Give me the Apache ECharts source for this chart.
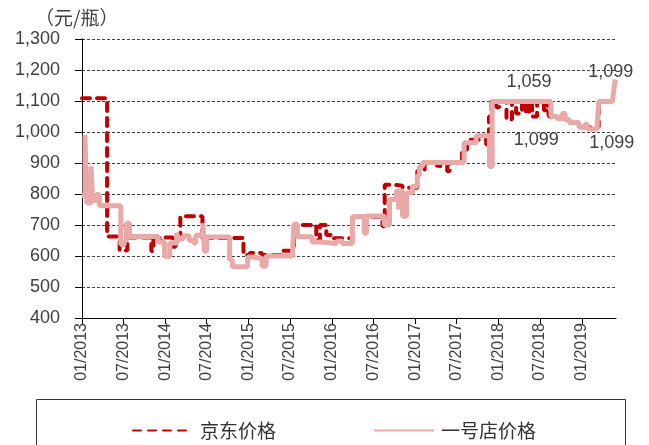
<!DOCTYPE html>
<html>
<head>
<meta charset="utf-8">
<script src="https://cdn.jsdelivr.net/npm/echarts@6/dist/echarts.min.js"></script>
<style>
  html, body { margin: 0; padding: 0; background: #fff; }
  #chart { width: 649px; height: 445px; }
</style>
</head>
<body>
<div id="chart"></div>
<script>
// 价格序列（阶梯，值保持到下一个日期）
const jdDates = [
  '2013-01-01', '2013-04-21', '2013-06-05', '2013-06-15', '2013-07-19', '2013-11-01', '2013-11-10',
  '2013-12-07', '2013-12-20', '2014-02-03', '2014-02-15', '2014-03-08', '2014-06-13', '2014-06-25',
  '2014-12-10', '2015-01-06', '2015-03-01', '2015-05-24', '2015-07-19', '2015-10-25', '2015-11-10',
  '2015-12-08', '2016-01-04', '2016-03-31', '2016-08-10', '2016-08-20', '2016-10-01', '2016-11-06',
  '2016-12-19', '2016-12-25', '2017-01-10', '2017-02-11', '2017-04-07', '2017-04-20', '2017-05-21',
  '2017-06-01', '2017-07-25', '2017-08-16', '2017-11-08', '2017-11-20', '2017-12-01', '2017-12-22',
  '2018-01-04', '2018-02-05', '2018-03-01', '2018-03-19', '2018-04-14', '2018-05-01', '2018-05-15',
  '2018-05-28', '2018-06-19', '2018-07-19', '2018-08-02', '2018-08-10', '2018-09-02', '2018-10-07',
  '2018-11-07', '2018-12-20', '2019-03-16', '2019-05-28'
];
const jdPrices = [
  1109, 663, 658, 618, 660, 615, 660,
  645, 660, 630, 660, 728, 650, 658,
  603, 610, 603, 617, 700, 651, 700,
  668, 657, 727, 696, 830, 827, 820,
  800, 820, 875, 902, 884, 902, 873,
  902, 943, 975, 960, 1050, 1100, 1080,
  1100, 1040, 1100, 1060, 1100, 1060, 1100,
  1050, 1100, 1070, 1100, 1050, 1045, 1040,
  1030, 1015, 1099, 1099
];

const yhdDates = [
  '2013-01-01', '2013-01-14', '2013-01-22', '2013-02-10', '2013-02-16', '2013-03-05', '2013-03-18',
  '2013-06-20', '2013-07-05', '2013-07-15', '2013-07-28', '2013-12-01', '2013-12-29', '2014-01-21',
  '2014-02-20', '2014-02-28', '2014-03-20', '2014-04-16', '2014-05-05', '2014-05-15', '2014-06-15',
  '2014-06-22', '2014-07-01', '2014-10-10', '2014-10-22', '2014-12-28', '2015-01-19', '2015-03-01',
  '2015-03-19', '2015-07-12', '2015-07-19', '2015-08-03', '2015-10-07', '2015-11-16', '2016-01-22',
  '2016-02-17', '2016-03-31', '2016-05-22', '2016-06-01', '2016-08-18', '2016-09-10', '2016-10-10',
  '2016-10-20', '2016-10-28', '2016-11-06', '2016-11-24', '2016-12-19', '2017-01-10', '2017-01-19',
  '2017-02-03', '2017-08-03', '2017-09-25', '2017-11-22', '2017-12-04', '2018-08-19', '2018-09-15',
  '2018-10-07', '2018-10-20', '2018-11-07', '2018-12-20', '2019-01-15', '2019-01-25', '2019-03-10',
  '2019-03-16', '2019-05-15', '2019-05-22', '2019-05-28'
];
const yhdPrices = [
  795, 990, 771, 889, 780, 798, 762,
  637, 650, 706, 663, 645, 599, 642,
  674, 655, 665, 650, 642, 667, 706,
  615, 661, 588, 565, 597, 592, 567,
  600, 605, 703, 662, 645, 640, 648,
  640, 727, 673, 729, 700, 782, 810,
  750, 810, 728, 803, 825, 860, 889,
  902, 965, 988, 889, 1098, 1050, 1043,
  1060, 1040, 1030, 1015, 1025, 1010, 1030,
  1098, 1100, 1140, 1170
];

const tickDates = [
  '2013-01-01', '2013-07-01', '2014-01-01', '2014-07-01', '2015-01-01', '2015-07-01', '2016-01-01',
  '2016-07-01', '2017-01-01', '2017-07-01', '2018-01-01', '2018-07-01', '2019-01-01'
];

// 图中标注（位置以数据坐标给出）
const noteDates = ['2018-05-15', '2018-06-15', '2019-05-08', '2019-05-12'];
const noteValues = [1161, 974, 1194, 965];
const noteTexts = ['1,059', '1,099', '1,099', '1,099'];

const seriesNames = ['京东价格', '一号店价格'];

const latin = "'Liberation Sans Narrow', 'Arial Narrow', 'Liberation Sans', sans-serif";
const cjk = "'Noto Sans CJK SC', sans-serif";

const chart = echarts.init(document.getElementById('chart'));

const tickStamps = tickDates.map((d) => +new Date(d));

const option = {
  animation: false,
  title: {
    text: '（元/瓶）',
    left: 30,
    top: 3,
    textStyle: { fontFamily: cjk, fontSize: 19, fontWeight: 'normal', color: '#404040' }
  },
  grid: { left: 82, right: 33, top: 39, bottom: 127 },
  legend: {
    left: 132,
    top: 421,
    padding: 0,
    itemGap: 97,
    itemWidth: 60,
    itemHeight: 14,
    itemStyle: { opacity: 0 },
    textStyle: { fontFamily: cjk, fontSize: 19, color: '#333', padding: [0, 0, 0, 2] },
    data: seriesNames
  },
  graphic: [{
    type: 'rect',
    shape: { x: 36.5, y: 399.5, width: 589, height: 60 },
    style: { fill: 'none', stroke: '#333', lineWidth: 1 },
    silent: true
  }],
  xAxis: {
    type: 'time',
    min: '2013-01-01',
    max: '2019-05-31',
    axisLine: { lineStyle: { color: '#000', width: 1 } },
    axisTick: {
      show: true,
      length: 6,
      customValues: tickStamps,
      lineStyle: { color: '#000' }
    },
    axisLabel: {
      rotate: 90,
      margin: 5,
      customValues: tickStamps,
      formatter: '{MM}/{yyyy}',
      fontFamily: latin,
      fontSize: 16,
      color: '#404040'
    },
    splitLine: { show: false }
  },
  yAxis: {
    type: 'value',
    min: 400,
    max: 1300,
    interval: 100,
    axisLine: { show: true, lineStyle: { color: '#000', width: 1 } },
    axisTick: { show: true, length: 7, lineStyle: { color: '#000' } },
    axisLabel: {
      margin: 22,
      fontFamily: latin,
      fontSize: 18,
      color: '#404040',
      formatter: (v) => v.toLocaleString('en-US')
    },
    splitLine: { lineStyle: { color: '#404040', type: [3, 2], width: 1 } }
  },
  series: [
    {
      name: seriesNames[0],
      type: 'line',
      step: 'end',
      symbol: 'none',
      data: jdDates.map((d, i) => [d, jdPrices[i]]),
      lineStyle: { color: '#C00000', width: 4, type: [8, 7], cap: 'round' },
      itemStyle: { color: '#C00000' },
      z: 2
    },
    {
      name: seriesNames[1],
      type: 'line',
      step: 'end',
      symbol: 'none',
      data: yhdDates.map((d, i) => [d, yhdPrices[i]]),
      lineStyle: { color: '#E9A9A9', width: 5 },
      itemStyle: { color: '#E9A9A9' },
      z: 3,
      markPoint: {
        symbol: 'circle',
        symbolSize: 1,
        itemStyle: { color: 'rgba(0,0,0,0)' },
        label: {
          show: true,
          position: 'inside',
          fontFamily: latin,
          fontSize: 18,
          color: '#404040',
          formatter: (p) => p.data.text
        },
        data: noteDates.map((d, i) => ({ coord: [d, noteValues[i]], text: noteTexts[i] }))
      }
    }
  ]
};

chart.setOption(option);
</script>
</body>
</html>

### Objective
Write the listing out a second time exactly, dropping all images.

### Answer for the task
Give me the Apache ECharts source for this chart.
<!DOCTYPE html>
<html>
<head>
<meta charset="utf-8">
<script src="https://cdn.jsdelivr.net/npm/echarts@6/dist/echarts.min.js"></script>
<style>
  html, body { margin: 0; padding: 0; background: #fff; }
  #chart { width: 649px; height: 445px; }
</style>
</head>
<body>
<div id="chart"></div>
<script>
// 价格序列（阶梯，值保持到下一个日期）
const jdDates = [
  '2013-01-01', '2013-04-21', '2013-06-05', '2013-06-15', '2013-07-19', '2013-11-01', '2013-11-10',
  '2013-12-07', '2013-12-20', '2014-02-03', '2014-02-15', '2014-03-08', '2014-06-13', '2014-06-25',
  '2014-12-10', '2015-01-06', '2015-03-01', '2015-05-24', '2015-07-19', '2015-10-25', '2015-11-10',
  '2015-12-08', '2016-01-04', '2016-03-31', '2016-08-10', '2016-08-20', '2016-10-01', '2016-11-06',
  '2016-12-19', '2016-12-25', '2017-01-10', '2017-02-11', '2017-04-07', '2017-04-20', '2017-05-21',
  '2017-06-01', '2017-07-25', '2017-08-16', '2017-11-08', '2017-11-20', '2017-12-01', '2017-12-22',
  '2018-01-04', '2018-02-05', '2018-03-01', '2018-03-19', '2018-04-14', '2018-05-01', '2018-05-15',
  '2018-05-28', '2018-06-19', '2018-07-19', '2018-08-02', '2018-08-10', '2018-09-02', '2018-10-07',
  '2018-11-07', '2018-12-20', '2019-03-16', '2019-05-28'
];
const jdPrices = [
  1109, 663, 658, 618, 660, 615, 660,
  645, 660, 630, 660, 728, 650, 658,
  603, 610, 603, 617, 700, 651, 700,
  668, 657, 727, 696, 830, 827, 820,
  800, 820, 875, 902, 884, 902, 873,
  902, 943, 975, 960, 1050, 1100, 1080,
  1100, 1040, 1100, 1060, 1100, 1060, 1100,
  1050, 1100, 1070, 1100, 1050, 1045, 1040,
  1030, 1015, 1099, 1099
];

const yhdDates = [
  '2013-01-01', '2013-01-14', '2013-01-22', '2013-02-10', '2013-02-16', '2013-03-05', '2013-03-18',
  '2013-06-20', '2013-07-05', '2013-07-15', '2013-07-28', '2013-12-01', '2013-12-29', '2014-01-21',
  '2014-02-20', '2014-02-28', '2014-03-20', '2014-04-16', '2014-05-05', '2014-05-15', '2014-06-15',
  '2014-06-22', '2014-07-01', '2014-10-10', '2014-10-22', '2014-12-28', '2015-01-19', '2015-03-01',
  '2015-03-19', '2015-07-12', '2015-07-19', '2015-08-03', '2015-10-07', '2015-11-16', '2016-01-22',
  '2016-02-17', '2016-03-31', '2016-05-22', '2016-06-01', '2016-08-18', '2016-09-10', '2016-10-10',
  '2016-10-20', '2016-10-28', '2016-11-06', '2016-11-24', '2016-12-19', '2017-01-10', '2017-01-19',
  '2017-02-03', '2017-08-03', '2017-09-25', '2017-11-22', '2017-12-04', '2018-08-19', '2018-09-15',
  '2018-10-07', '2018-10-20', '2018-11-07', '2018-12-20', '2019-01-15', '2019-01-25', '2019-03-10',
  '2019-03-16', '2019-05-15', '2019-05-22', '2019-05-28'
];
const yhdPrices = [
  795, 990, 771, 889, 780, 798, 762,
  637, 650, 706, 663, 645, 599, 642,
  674, 655, 665, 650, 642, 667, 706,
  615, 661, 588, 565, 597, 592, 567,
  600, 605, 703, 662, 645, 640, 648,
  640, 727, 673, 729, 700, 782, 810,
  750, 810, 728, 803, 825, 860, 889,
  902, 965, 988, 889, 1098, 1050, 1043,
  1060, 1040, 1030, 1015, 1025, 1010, 1030,
  1098, 1100, 1140, 1170
];

const tickDates = [
  '2013-01-01', '2013-07-01', '2014-01-01', '2014-07-01', '2015-01-01', '2015-07-01', '2016-01-01',
  '2016-07-01', '2017-01-01', '2017-07-01', '2018-01-01', '2018-07-01', '2019-01-01'
];

// 图中标注（位置以数据坐标给出）
const noteDates = ['2018-05-15', '2018-06-15', '2019-05-08', '2019-05-12'];
const noteValues = [1161, 974, 1194, 965];
const noteTexts = ['1,059', '1,099', '1,099', '1,099'];

const seriesNames = ['京东价格', '一号店价格'];

const latin = "'Liberation Sans Narrow', 'Arial Narrow', 'Liberation Sans', sans-serif";
const cjk = "'Noto Sans CJK SC', sans-serif";

const chart = echarts.init(document.getElementById('chart'));

const tickStamps = tickDates.map((d) => +new Date(d));

const option = {
  animation: false,
  title: {
    text: '（元/瓶）',
    left: 30,
    top: 3,
    textStyle: { fontFamily: cjk, fontSize: 19, fontWeight: 'normal', color: '#404040' }
  },
  grid: { left: 82, right: 33, top: 39, bottom: 127 },
  legend: {
    left: 132,
    top: 421,
    padding: 0,
    itemGap: 97,
    itemWidth: 60,
    itemHeight: 14,
    itemStyle: { opacity: 0 },
    textStyle: { fontFamily: cjk, fontSize: 19, color: '#333', padding: [0, 0, 0, 2] },
    data: seriesNames
  },
  graphic: [{
    type: 'rect',
    shape: { x: 36.5, y: 399.5, width: 589, height: 60 },
    style: { fill: 'none', stroke: '#333', lineWidth: 1 },
    silent: true
  }],
  xAxis: {
    type: 'time',
    min: '2013-01-01',
    max: '2019-05-31',
    axisLine: { lineStyle: { color: '#000', width: 1 } },
    axisTick: {
      show: true,
      length: 6,
      customValues: tickStamps,
      lineStyle: { color: '#000' }
    },
    axisLabel: {
      rotate: 90,
      margin: 5,
      customValues: tickStamps,
      formatter: '{MM}/{yyyy}',
      fontFamily: latin,
      fontSize: 16,
      color: '#404040'
    },
    splitLine: { show: false }
  },
  yAxis: {
    type: 'value',
    min: 400,
    max: 1300,
    interval: 100,
    axisLine: { show: true, lineStyle: { color: '#000', width: 1 } },
    axisTick: { show: true, length: 7, lineStyle: { color: '#000' } },
    axisLabel: {
      margin: 22,
      fontFamily: latin,
      fontSize: 18,
      color: '#404040',
      formatter: (v) => v.toLocaleString('en-US')
    },
    splitLine: { lineStyle: { color: '#404040', type: [3, 2], width: 1 } }
  },
  series: [
    {
      name: seriesNames[0],
      type: 'line',
      step: 'end',
      symbol: 'none',
      data: jdDates.map((d, i) => [d, jdPrices[i]]),
      lineStyle: { color: '#C00000', width: 4, type: [8, 7], cap: 'round' },
      itemStyle: { color: '#C00000' },
      z: 2
    },
    {
      name: seriesNames[1],
      type: 'line',
      step: 'end',
      symbol: 'none',
      data: yhdDates.map((d, i) => [d, yhdPrices[i]]),
      lineStyle: { color: '#E9A9A9', width: 5 },
      itemStyle: { color: '#E9A9A9' },
      z: 3,
      markPoint: {
        symbol: 'circle',
        symbolSize: 1,
        itemStyle: { color: 'rgba(0,0,0,0)' },
        label: {
          show: true,
          position: 'inside',
          fontFamily: latin,
          fontSize: 18,
          color: '#404040',
          formatter: (p) => p.data.text
        },
        data: noteDates.map((d, i) => ({ coord: [d, noteValues[i]], text: noteTexts[i] }))
      }
    }
  ]
};

chart.setOption(option);
</script>
</body>
</html>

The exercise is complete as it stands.